4 thoughts on “SWEENEY TODD – AT CENTRAL SCHOOL OCTOBER 26-29 – A PERFECT MOOD SETTER FOR HALLOWEEN – BUT FOR ADULTS ONLY”

  1. LOL Great comments! You DO have a point about kids – especially American ones – nowadays who seem to be a lot more innured to gore than we were as kids. I know grown ups who to this day are a bit squeamish over The Wizard of Oz because it scared them as kids. But today kids watch whole cities being blown up in the likes of Transformer movies and even Superman. And well done spot connection on Titus Andronicus. I watched a version of it filmed with Anthony Hopkins – one of the goriest movies I've ever experienced. All I can say is that Shakespeare must have been in a VERY bad mood when he wrote that!

    I wanted to say something about the Fleet Street newspaper connection but didn't – I'm glad YOU did!!! More appropriate to come from you.

    And the cockney slang term would never have occurred to me. Again – a wonderful tid bit. So the writer is making a police reference – like finding out the Joker's real name is a nickname for a SWAT team? Sort of an in-your-face to the police of the day as though the writer is assuring us that Todd will not get caught? At least not by the police? Or that Todd is going to be the one wrecking vengeance with some authority and justice?

    And – to be honest – (hope you don't take personal offense though you didn't make it) I've had a meat pie in England and maybe I had a poorly made one but it was the ONLY thing I didn't like there.
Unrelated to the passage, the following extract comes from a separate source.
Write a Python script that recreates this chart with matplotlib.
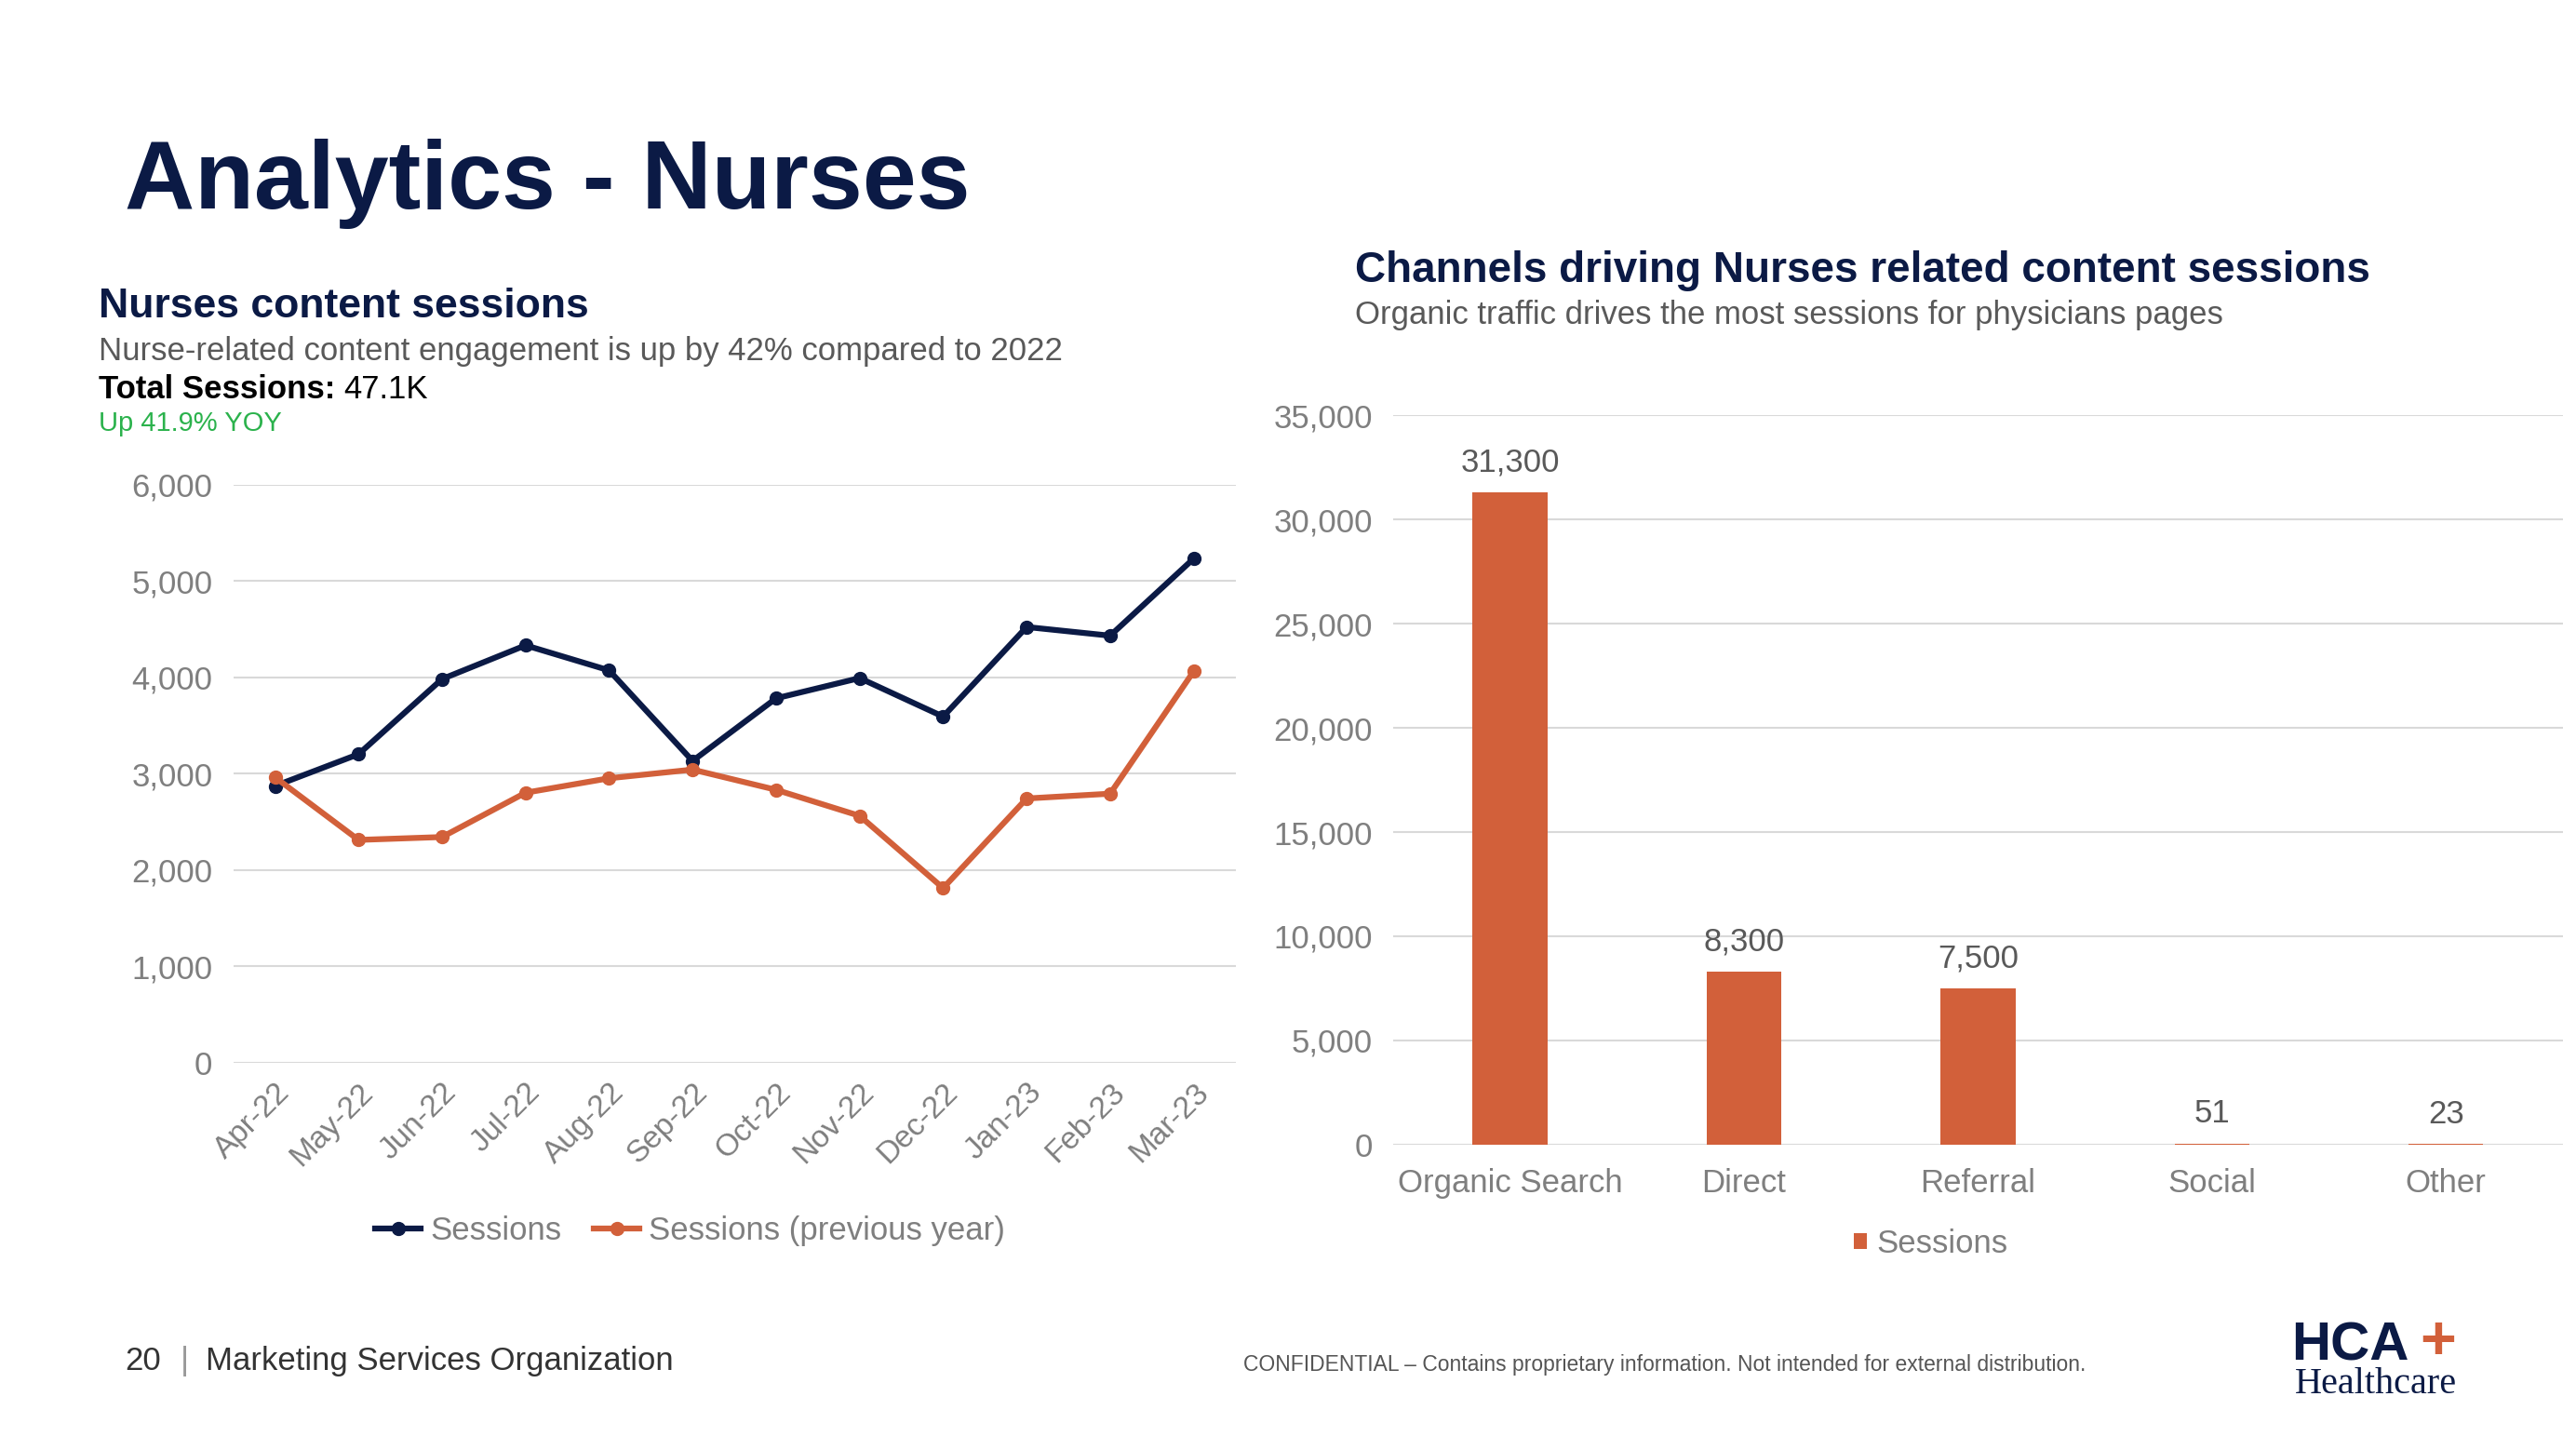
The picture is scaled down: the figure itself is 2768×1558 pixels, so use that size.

Everything else – from the Heavenly light-as-air breading on the fish in the fish and chips shop to the uniquely English lemonade/beer – Shandy – in the pubs and the scones in the tea shop were absolutely delightful!!  But….not so much the poor little meat pie.

     

  2. I'd disagree with Homeschool Mom over one thing in her review of Sweeney Tood. It IS suitable for kids. I don't mean four year olds. But I recall reading about Sweeney Todd when I was about nine years old and thinking, 'Oh gruesome. He makes pies out of his victims." Kids LOVE horror and the idea of cutting up of bodies etc, mainly because they don't understand quite what it means.

    Sweeney Todd – subtitled 'The Demon Barber of Fleet Street' (which I always laugh at because I worked in London's famous Fleet Street, the home of Britain's national newspapers, for many years, and there were many who thought it was an appropriate vengeance for a cut-throatn hack )  – is in its own way a kind of knockabout satire. I'm not too sure it's about vengeance at all. And of coure the writer stole the making-of-people-pies theme straight from Shakespeare's Titus Andronicus.

    There is currently a debate in England about university students – thus girls and boys (or women and men) of 18 + being WARNED when they do Shakespeare about the gory stuff.

    Warned…? We LOVED the gory stuff, and I think kids would love a small-town production of Sweeney Todd.

    Confusing perhaps for American readers, is the fact that in Cockney rhyming slang 'Sweeney Todd' means – Flying Squad. In rhyming slang you take the last word of a phrase and it becomes something with the same sound. Thus Todd – Squad. The Flying Squad was an elite corps of policemen within Scotland Yard.

    And for the whole of the 70's there was an amazingly successful crime series on TV called –  'The Sweeney' (about the Flying Squad) with some rough cops who always talked about carrying 'shooters'. That is that unlike most English bobbies they frequently carried guns. Shock! Horror! A policeman with a gun.

    So delve a little deeper into Sweeney Todd, and you get Shakespeare and English TV in the 70's.

    And another English reference which gives greater knowledge of the Sweeney Tood myth.. Meat pies are – or used to be – the staple diet of the English lumpen proletariat, particularly at football (soccer) matches. Held in one hand and eaten with bits of the contents frequently dripping on one's clothes. Perfect. A comedian whose name escapes me had a catchphrase, 'Ee by gum I could just eat a meat pie." So the pie had an extra significance in English life.

    My view is – TAKE THE KIDS!!!  Just don't take pies as a snack during the performance, or eat them on the way home. You'll find your appetite for the pie has diminished.